Тут я остановлюсь и отмотаю саму себя на двадцать лет назад. Я училась в чудесной школе, у нас были блестящие преподаватели по многим предметам. В том числе был курс «История религии», который вел батюшка – невероятная личность, человек энциклопедических знаний, доброты, тонкости и нежности в отношении ко всему. Однажды после уроков мы сидели с ним и болтали об общинности, русском мироощущении и прочей такой чепухе, о которой любят поговорить подростки. И он сказал: «Для ребенка очень важно ощущение общинности, того, что его окружают близкие или хотя бы условно близкие люди. Важно установление степени родства, вот почему дети часто обращаются к окружающим взрослым “дядя” и “тетя”. Раз ребенок обратился к человеку, он допустил его в свой круг. И, выбрав такое обращение, он установил мост между собой и другим человеком». – И дальше батюшка долго рассказывал о формировании русских общин. Не знаю, насколько он был прав, но до сих пор чувствую во всем этом логику. Да, здесь можно снова вспомнить вышесказанное «из деревни», но в историческом срезе все мы оттуда.
Где тут кнопка «любовь»
Раз уж мы заговорили про уменьшительно-ласкательное, установление родства и ощущение близости, то давайте поговорим и о любви. О материнской любви сказано и написано столько, что никогда даже и посчитать, мне кажется, не получится. Мы все знаем, что дети – это объект безусловной любви, ни за что, просто так, потому что так придумано в мире, примерно как времена года и красивые закаты. Но по факту та самая любовь, которая имеет имманентную природу, не начинается в тот момент, когда вам в роддоме выдают на руки умытого младенца.

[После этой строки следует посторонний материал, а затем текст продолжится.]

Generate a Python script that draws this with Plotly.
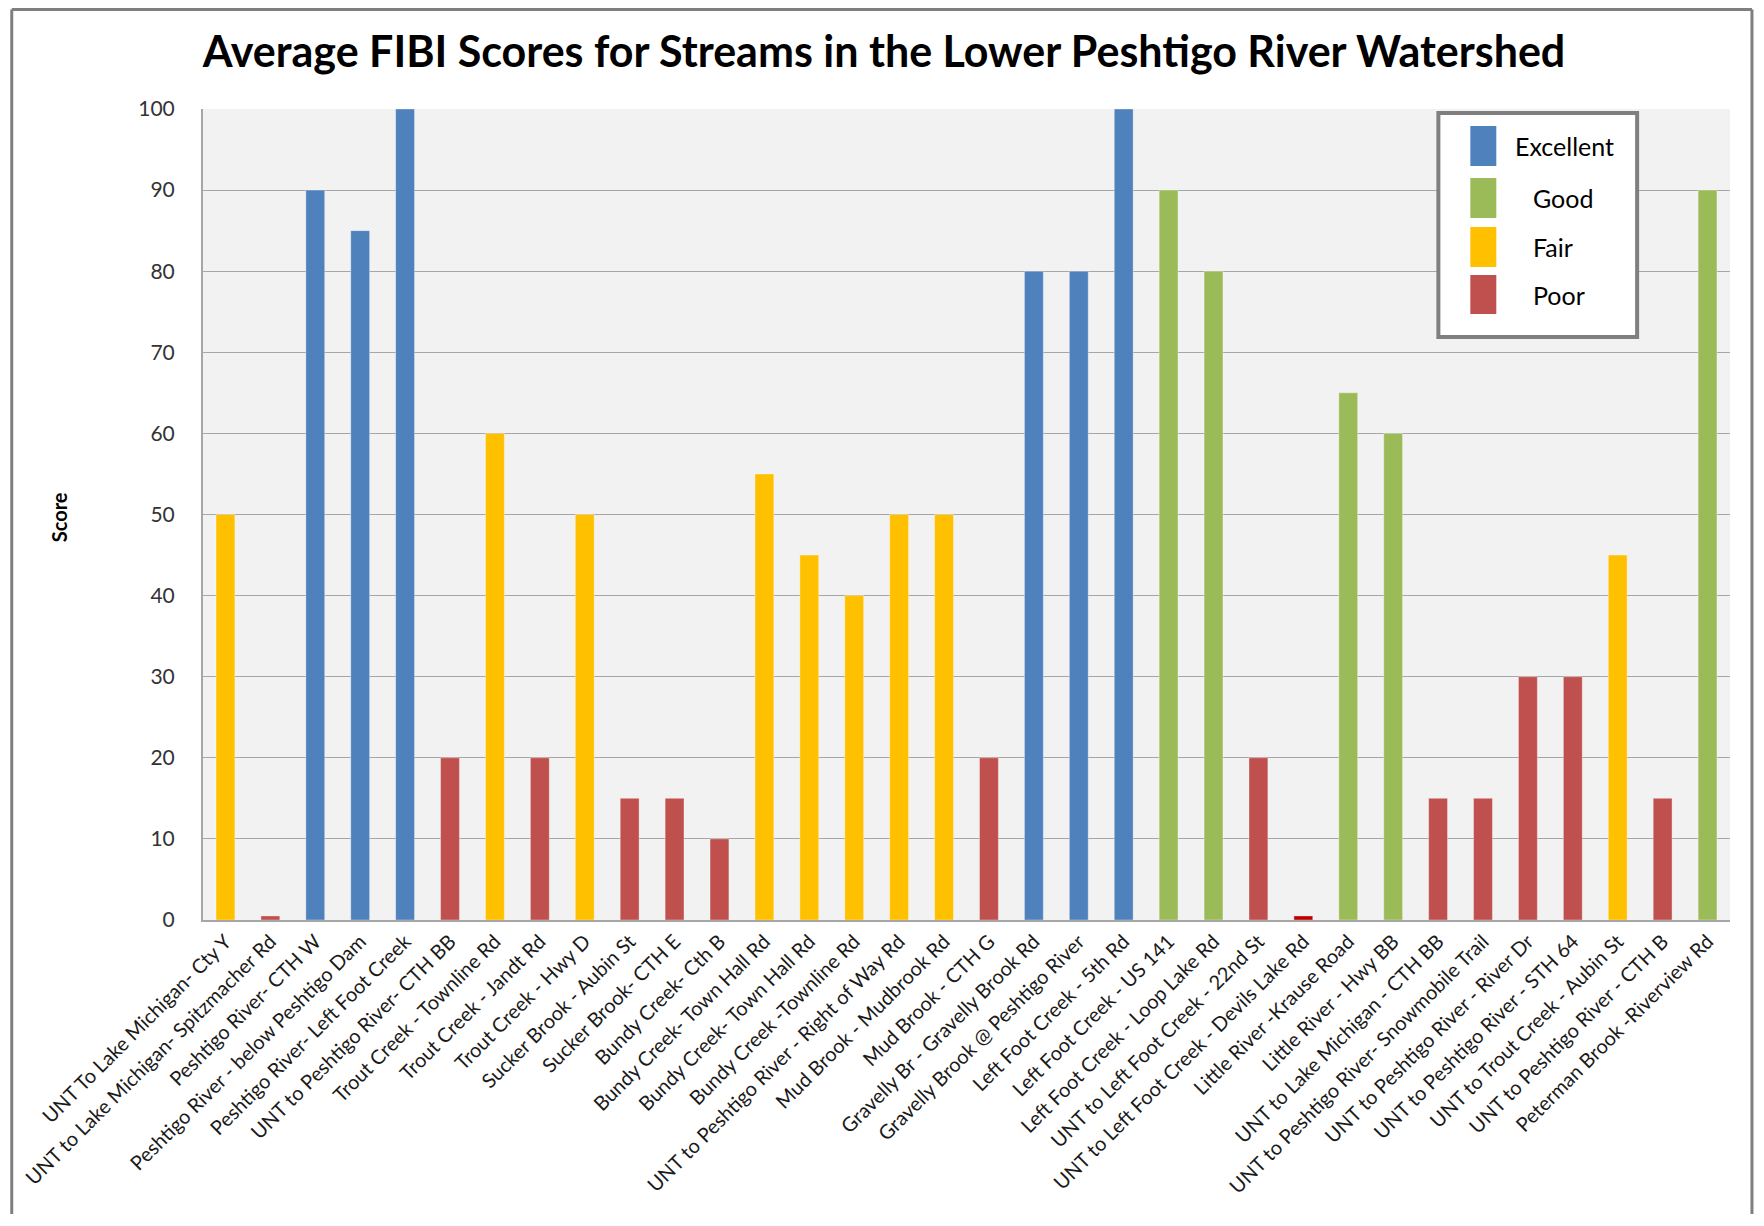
import plotly.graph_objects as go

sites = [
    "UNT To Lake Michigan- Cty Y",
    "UNT to Lake Michigan- Spitzmacher Rd",
    "Peshtigo River- CTH W",
    "Peshtigo River - below Peshtigo Dam",
    "Peshtigo River- Left Foot Creek",
    "UNT to Peshtigo River- CTH BB",
    "Trout Creek - Townline Rd",
    "Trout Creek - Jandt Rd",
    "Trout Creek - Hwy D",
    "Sucker Brook - Aubin St",
    "Sucker Brook- CTH E",
    "Bundy Creek- Cth B",
    "Bundy Creek- Town Hall Rd",
    "Bundy Creek- Town Hall Rd",
    "Bundy Creek -Townline Rd",
    "UNT to Peshtigo River - Right of Way Rd",
    "Mud Brook - Mudbrook Rd",
    "Mud Brook - CTH G",
    "Gravelly Br - Gravelly Brook Rd",
    "Gravelly Brook @ Peshtigo River",
    "Left Foot Creek - 5th Rd",
    "Left Foot Creek - US 141",
    "Left Foot Creek - Loop Lake Rd",
    "UNT to Left Foot Creek - 22nd St",
    "UNT to Left Foot Creek - Devils Lake Rd",
    "Little River -Krause Road",
    "Little River - Hwy BB",
    "UNT to Lake Michigan - CTH BB",
    "UNT to Peshtigo River- Snowmobile Trail",
    "UNT to Peshtigo River - River Dr",
    "UNT to Peshtigo River - STH 64",
    "UNT to Trout Creek - Aubin St",
    "UNT to Peshtigo River - CTH B",
    "Peterman Brook -Riverview Rd",
]
scores = [50, 0.5, 90, 85, 100, 20, 60, 20, 50, 15, 15, 10, 55, 45, 40, 50, 50, 20,
          80, 80, 100, 90, 80, 20, 0.5, 65, 60, 15, 15, 30, 30, 45, 15, 90]
ratings = ["Fair", "Poor", "Excellent", "Excellent", "Excellent", "Poor", "Fair", "Poor",
           "Fair", "Poor", "Poor", "Poor", "Fair", "Fair", "Fair", "Fair", "Fair", "Poor",
           "Excellent", "Excellent", "Excellent", "Good", "Good", "Poor", "Poor", "Good",
           "Good", "Poor", "Poor", "Poor", "Poor", "Fair", "Poor", "Good"]
rating_order = ["Excellent", "Good", "Fair", "Poor"]
rating_colors = {"Excellent": "#4F81BD", "Good": "#9BBB59", "Fair": "#FFC000", "Poor": "#C0504D"}
special_color = {24: "#C00000"}  # Devils Lake Rd bar drawn in darker red
y_ticks = list(range(0, 101, 10))

FONT = "Lato"
OFF = 8          # default page body margin
FW, FH = 1746, 1206  # figure size that fits inside the viewport with the body margin
fig = go.Figure()
idx = list(range(len(sites)))
for r in rating_order:
    xs = [i for i in idx if ratings[i] == r]
    ys = [scores[i] for i in xs]
    cols = [special_color.get(i, rating_colors[r]) for i in xs]
    fig.add_trace(go.Bar(
        x=xs, y=ys, name=r, width=0.42, showlegend=False,
        marker=dict(color=cols, line=dict(color="rgba(255,255,255,0.35)", width=1)),
    ))

# plot area in page pixels
PL, PR, PT, PB = 201, 1730, 109, 920
fig.update_layout(
    width=FW, height=FH,
    margin=dict(l=PL - OFF, r=FW - (PR - OFF), t=PT - OFF, b=FH - (PB - OFF)),
    paper_bgcolor="white", plot_bgcolor="#F2F2F2",
    barmode="overlay",
    font=dict(family=FONT, color="#222222"),
    title=dict(text="<b>Average FIBI Scores for Streams in the Lower Peshtigo River Watershed</b>",
               x=(884 - OFF) / FW, xanchor="center", y=1 - (52 - OFF) / FH, yanchor="middle",
               font=dict(size=43, color="black", family=FONT)),
    xaxis=dict(
        range=[-0.5, len(sites) - 0.5], tickmode="array", tickvals=idx, ticktext=sites,
        tickangle=-45, tickfont=dict(size=20, color="#1a1a1a"), showgrid=False,
        showline=True, linecolor="#A6A6A6", linewidth=2, ticks="", zeroline=False,
    ),
    yaxis=dict(
        range=[0, 100], tickmode="array", tickvals=y_ticks, tickfont=dict(size=21, color="#333333"),
        showgrid=True, gridcolor="#A6A6A6", gridwidth=1, showline=True, linecolor="#A6A6A6",
        linewidth=2, ticks="", ticklabelstandoff=22, zeroline=False,
    ),
)

W, H = float(PR - PL), float(PB - PT)
def px(x):
    return (x - PL) / W
def py(y):
    return (PB - y) / H

# y axis title
fig.add_annotation(xref="paper", yref="paper", x=px(57), y=py(517), text="<b>Score</b>",
                   textangle=-90, showarrow=False, xanchor="center", yanchor="middle",
                   font=dict(size=20, color="black", family=FONT))

# outer chart border
BL, BT, BR = 9.5, 9.5, 1752
for (x0, y0, x1, y1) in [(BL, BT, BL, 1240), (BL, BT, BR, BT), (BR, BT, BR, 1240)]:
    fig.add_shape(type="line", xref="paper", yref="paper", x0=px(x0), y0=py(y0), x1=px(x1), y1=py(y1),
                  line=dict(color="#7F7F7F", width=3))

# legend box (manual, to match large swatches)
fig.add_shape(type="rect", xref="paper", yref="paper", x0=px(1438), x1=px(1637), y0=py(337), y1=py(113),
              fillcolor="white", line=dict(color="#7F7F7F", width=4))
legend_rows = [("Excellent", 126, 166, 1513), ("Good", 178, 218, 1531), ("Fair", 227, 267, 1531), ("Poor", 275, 314, 1531)]
for name, t, b, tx in legend_rows:
    fig.add_shape(type="rect", xref="paper", yref="paper", x0=px(1470), x1=px(1496), y0=py(b), y1=py(t),
                  fillcolor=rating_colors[name], line=dict(width=0))
    fig.add_annotation(xref="paper", yref="paper", x=px(tx), y=py((t + b) / 2), text=name,
                       showarrow=False, xanchor="left", yanchor="middle",
                       font=dict(size=25, color="black", family=FONT))

fig.write_html("out.html")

Очень хорошо помню, что я чувствовала в первые часы после родов. Я чувствовала облегчение от того, что живота больше нет (типичненько). Я чувствовала разочарование от того, что живот частично остался. Я чувствовала боль от шва. И удивление, когда смотрела на лежащего рядом в прозрачной кювете К. Он мне нравился. Он был смешным и трогательным. Но приступа привязанности и очарования, которое описывает нам масс-маркет, стремительного желания взять на руки и не отдавать, ощущения собственного величия и чуда произошедшего у меня не было.
Конечно же, я говорила малышу, что я его люблю. Но больше в моей любви в первые месяцы было ответственности, стремления защитить, паники, тревоги и недосыпа. Недосып со всеми вытекающими успешно забивал проявления материнского инстинкта. И, оставив мужа с вопящим К. на руках, я сидела на краю ванны и злилась, мечтая о том, как мы с подругой окажемся в Италии, сядем в кафе и выпьем пару аперолей. Потом я вспоминала, что подруга глубоко беременна и готовится рожать. Это вызывало еще большее раздражение. У меня не было непреодолимого желания затащить ребенка в нашу с мужем кровать и не расставаться с ним ни на минуту, свив там гнездо и бесконечно целуя детские пальцы и пятки.
Да, у меня бывали безумные приступы любви к младенцу. Особенно когда он все-таки засыпал. В эти минуты жизнь мне казалась прекрасной, а ребенок – самым лучшим. Моя подруга, с которой я поделилась этим откровением, проявила себя сухарем и уточнила: может, это скорее любовь к возможности отдохнуть. Я постоянно чувствовала себя Нилом Армстронгом, прыгающим в смешных ботинках по поверхности Луны (если бы ему к тому же встретились некие луняне, сходство было бы полным). Я понимала, что Луна прекрасна и невероятна, но я не знала, люблю ли я ее вот сейчас всей душой.